|
|
|
|
|
by HamsterDan
345 days ago
|
|
It's a monstrous disincentive to increased productivity. If you're a smart, ambitious person who wants to work hard and advance your lot in life, are you really going to stay in Spain knowing that the government is going to take half of everything incremental thing you do? This is basically inviting your best and brightest to move to the US and other low tax countries. |
|
Assuming your money comes via income and you are not doing anything exceptional to optimize taxes, you are around that 50% or so rate on incremental income nearly anywhere you’d be able to make such incomes in the western world. Normalize for things like health insurance and it’s really not worth even considering a move for tax purposes in most cases.
The US is known as low taxes, low services - but it’s really within about 5% for high earning professional workers compared to even most social democracies. It’s a decidedly high tax low services place to live.

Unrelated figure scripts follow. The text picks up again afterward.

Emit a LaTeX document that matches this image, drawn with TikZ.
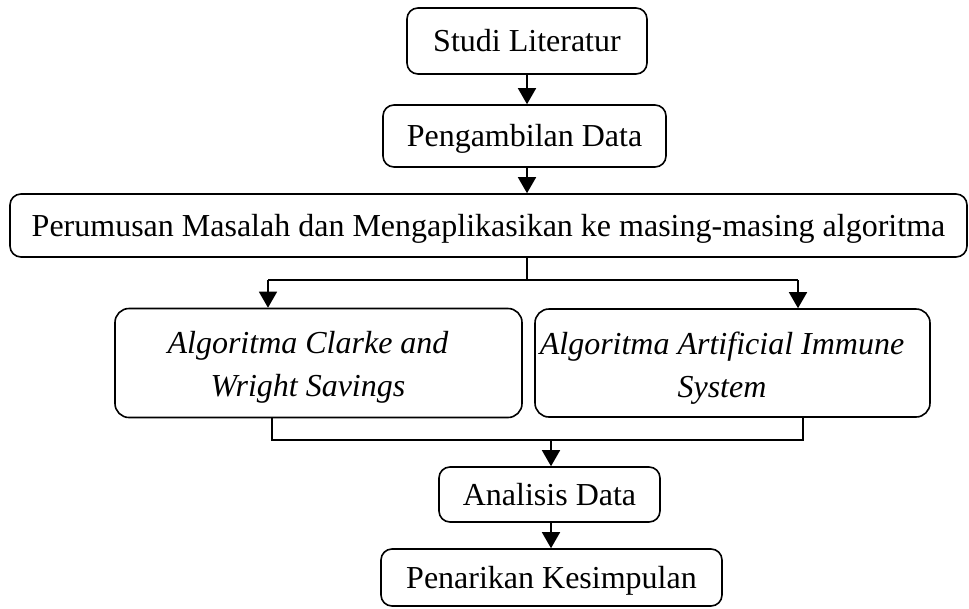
\documentclass[tikz,border=0pt]{standalone}
\usepackage{fontspec}
\setmainfont{Liberation Serif}
\usetikzlibrary{arrows.meta}
\begin{document}
\begin{tikzpicture}[x=1pt,y=-1pt,
  box/.style={draw, line width=1.6pt, rounded corners=11pt, inner sep=0pt,
    text height=27.5pt, text depth=6.4pt, font=\fontsize{32}{43}\selectfont},
  bigbox/.style={box, rounded corners=14pt},
  itext/.style={align=center, inner sep=0pt, font=\fontsize{32}{43}\selectfont\itshape},
  conn/.style={line width=1.6pt},
  arr/.style={conn, -{Triangle[width=18pt,length=16pt]}}]
\useasboundingbox (0,0) rectangle (969,608);
\node[box, minimum width=240pt, minimum height=66pt] (b1) at (527,41) {Studi Literatur};
\node[box, minimum width=283pt, minimum height=62pt] (b2) at (524.5,136) {Pengambilan Data};
\node[box, minimum width=957pt, minimum height=63pt] (b3) at (488.5,225.5) {Perumusan Masalah dan Mengaplikasikan ke masing-masing algoritma};
\node[bigbox, minimum width=407pt, minimum height=109pt] (b4) at (318.5,363) {};
\node[bigbox, minimum width=395pt, minimum height=108pt] (b5) at (732.5,363) {};
\node[itext] (t4) at (308,367) {Algoritma Clarke and\\Wright Savings};
\node[itext] (t5) at (722,368) {Algoritma Artificial Immune\\System};
\node[box, minimum width=221pt, minimum height=55pt] (b6) at (549.5,494.5) {Analisis Data};
\node[box, minimum width=341pt, minimum height=57pt] (b7) at (551.5,577.5) {Penarikan Kesimpulan};
\coordinate (fk) at (527,280);
\coordinate (fl) at (268,280);
\coordinate (fr) at (798,280);
\coordinate (jl) at (272,440);
\coordinate (jr) at (803,440);
\coordinate (jm) at (551,440);
\draw[arr] (b1.south) -- (b1.south |- b2.north);
\draw[arr] (b2.south -| b1.south) -- (b1.south |- b3.north);
\draw[conn] (b3.south -| fk) -- (fk);
\draw[conn] (fl) -- (fr);
\draw[arr] (fl) -- (fl |- b4.north);
\draw[arr] (fr) -- (fr |- b5.north);
\draw[conn] (jl |- b4.south) -- (jl) -- (jr) -- (jr |- b5.south);
\draw[arr] (jm) -- (jm |- b6.north);
\draw[arr] (b6.south -| jm) -- (jm |- b7.north);
\end{tikzpicture}
\end{document}
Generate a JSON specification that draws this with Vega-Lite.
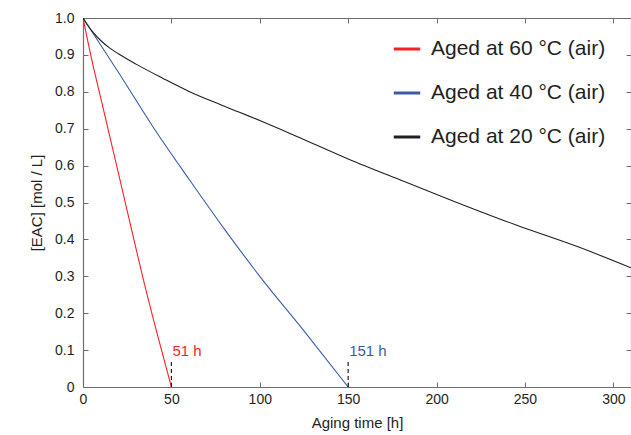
{
  "$schema": "https://vega.github.io/schema/vega-lite/v6.json",
  "width": 548,
  "height": 369,
  "autosize": {"type": "none"},
  "padding": {"left": 83, "top": 18, "right": 0, "bottom": 48},
  "background": "white",
  "config": {
    "font": "Liberation Sans",
    "view": {"stroke": null},
    "axis": {
      "domainColor": "#6d6e71",
      "domainWidth": 1.2,
      "tickColor": "#6d6e71",
      "tickWidth": 1,
      "tickSize": -5,
      "grid": false,
      "labelFlush": false,
      "labelColor": "#231f20",
      "labelFontSize": 14,
      "titleColor": "#231f20",
      "titleFontSize": 15,
      "titleFontWeight": "normal"
    }
  },
  "datasets": {
    "curves": [
      {"series": "Aged at 60 °C (air)", "t": 0, "v": 1.0},
      {"series": "Aged at 60 °C (air)", "t": 5, "v": 0.886},
      {"series": "Aged at 60 °C (air)", "t": 10, "v": 0.784},
      {"series": "Aged at 60 °C (air)", "t": 15, "v": 0.682},
      {"series": "Aged at 60 °C (air)", "t": 20, "v": 0.58},
      {"series": "Aged at 60 °C (air)", "t": 25, "v": 0.477},
      {"series": "Aged at 60 °C (air)", "t": 30, "v": 0.375},
      {"series": "Aged at 60 °C (air)", "t": 35, "v": 0.274},
      {"series": "Aged at 60 °C (air)", "t": 40, "v": 0.18},
      {"series": "Aged at 60 °C (air)", "t": 45, "v": 0.09},
      {"series": "Aged at 60 °C (air)", "t": 50, "v": 0.0},
      {"series": "Aged at 40 °C (air)", "t": 0, "v": 1.0},
      {"series": "Aged at 40 °C (air)", "t": 10, "v": 0.927},
      {"series": "Aged at 40 °C (air)", "t": 20, "v": 0.853},
      {"series": "Aged at 40 °C (air)", "t": 40, "v": 0.702},
      {"series": "Aged at 40 °C (air)", "t": 60, "v": 0.563},
      {"series": "Aged at 40 °C (air)", "t": 80, "v": 0.428},
      {"series": "Aged at 40 °C (air)", "t": 100, "v": 0.3},
      {"series": "Aged at 40 °C (air)", "t": 125, "v": 0.152},
      {"series": "Aged at 40 °C (air)", "t": 150, "v": 0.0},
      {"series": "Aged at 20 °C (air)", "t": 0, "v": 1.0},
      {"series": "Aged at 20 °C (air)", "t": 2, "v": 0.985},
      {"series": "Aged at 20 °C (air)", "t": 5, "v": 0.965},
      {"series": "Aged at 20 °C (air)", "t": 10, "v": 0.939},
      {"series": "Aged at 20 °C (air)", "t": 15, "v": 0.919},
      {"series": "Aged at 20 °C (air)", "t": 20, "v": 0.903},
      {"series": "Aged at 20 °C (air)", "t": 30, "v": 0.875},
      {"series": "Aged at 20 °C (air)", "t": 45, "v": 0.837},
      {"series": "Aged at 20 °C (air)", "t": 60, "v": 0.801},
      {"series": "Aged at 20 °C (air)", "t": 80, "v": 0.761},
      {"series": "Aged at 20 °C (air)", "t": 100, "v": 0.722},
      {"series": "Aged at 20 °C (air)", "t": 120, "v": 0.681},
      {"series": "Aged at 20 °C (air)", "t": 150, "v": 0.618},
      {"series": "Aged at 20 °C (air)", "t": 180, "v": 0.56},
      {"series": "Aged at 20 °C (air)", "t": 210, "v": 0.503},
      {"series": "Aged at 20 °C (air)", "t": 245, "v": 0.439},
      {"series": "Aged at 20 °C (air)", "t": 280, "v": 0.38},
      {"series": "Aged at 20 °C (air)", "t": 310, "v": 0.323}
    ],
    "marks": [
      {"label": "51 h", "t": 50, "v0": 0, "v1": 0.075, "vl": 0.084, "c": "60"},
      {"label": "151 h", "t": 150, "v0": 0, "v1": 0.075, "vl": 0.084, "c": "40"}
    ]
  },
  "layer": [
    {
      "data": {"name": "curves"},
      "mark": {"type": "line", "strokeWidth": 1.1, "clip": true, "interpolate": "monotone"},
      "encoding": {
        "x": {
          "field": "t", "type": "quantitative",
          "scale": {"domain": [0, 310], "nice": false, "zero": false},
          "axis": {
            "title": "Aging time [h]",
            "values": [0, 50, 100, 150, 200, 250, 300],
            "labelPadding": 10,
            "titleY": 40,
            "titleBaseline": "alphabetic"
          }
        },
        "y": {
          "field": "v", "type": "quantitative",
          "scale": {"domain": [0, 1], "nice": false},
          "axis": {
            "title": "[EAC] [mol / L]",
            "values": [0, 0.1, 0.2, 0.3, 0.4, 0.5, 0.6, 0.7, 0.8, 0.9, 1.0],
            "labelExpr": "datum.value == 0 ? '0' : format(datum.value, '.1f')",
            "labelPadding": 14,
            "titleX": -47,
            "titleY": 184.5,
            "titleBaseline": "middle",
            "titleAlign": "center",
            "titleAngle": -90
          }
        },
        "color": {
          "field": "series", "type": "nominal",
          "scale": {
            "domain": ["Aged at 60 °C (air)", "Aged at 40 °C (air)", "Aged at 20 °C (air)"],
            "range": ["#ff1f26", "#3b5ba9", "#231f20"]
          },
          "legend": {
            "title": null,
            "orient": "none",
            "legendX": 309,
            "legendY": 16,
            "symbolType": "stroke",
            "symbolStrokeWidth": 3,
            "symbolSize": 700,
            "labelFontSize": 21,
            "labelColor": "#231f20",
            "labelOffset": 9,
            "rowPadding": 19,
            "labelLimit": 300
          }
        }
      }
    },
    {
      "data": {"name": "curves"},
      "mark": {"type": "line", "opacity": 0},
      "encoding": {
        "x": {"field": "t", "type": "quantitative", "axis": {"orient": "top", "labels": false, "title": null, "values": [0, 50, 100, 150, 200, 250, 300]}},
        "y": {"field": "v", "type": "quantitative", "axis": {"orient": "right", "labels": false, "title": null, "values": [0, 0.1, 0.2, 0.3, 0.4, 0.5, 0.6, 0.7, 0.8, 0.9, 1.0]}}
      }
    },
    {
      "data": {"name": "marks"},
      "mark": {"type": "rule", "strokeDash": [4, 3], "color": "#231f20", "strokeWidth": 1.2},
      "encoding": {
        "x": {"field": "t", "type": "quantitative", "axis": null},
        "y": {"field": "v0", "type": "quantitative", "axis": null},
        "y2": {"field": "v1"}
      }
    },
    {
      "data": {"name": "marks"},
      "mark": {"type": "text", "align": "left", "baseline": "alphabetic", "fontSize": 15, "dx": 1},
      "encoding": {
        "x": {"field": "t", "type": "quantitative", "axis": null},
        "y": {"field": "vl", "type": "quantitative", "axis": null},
        "text": {"field": "label"},
        "color": {
          "field": "c", "type": "nominal",
          "scale": {"domain": ["60", "40"], "range": ["#ff1f26", "#3b5ba9"]},
          "legend": null
        }
      }
    }
  ],
  "resolve": {"axis": {"x": "independent", "y": "independent"}, "scale": {"color": "independent"}}
}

The largest difference in taxes in the US vs rest of the developed world seems to be the high tax brackets start much earlier on the income scale. It’s much better (for taxes at least) to be in the US as a median wage earner and it’s usually not remotely close.
Where things decouple is how capital and other forms of investment income are treated. That gets too complicated for me to understand, but it’s clear to me that a charitable take would be tax code has not kept up with how the wealthy increasingly earn their income.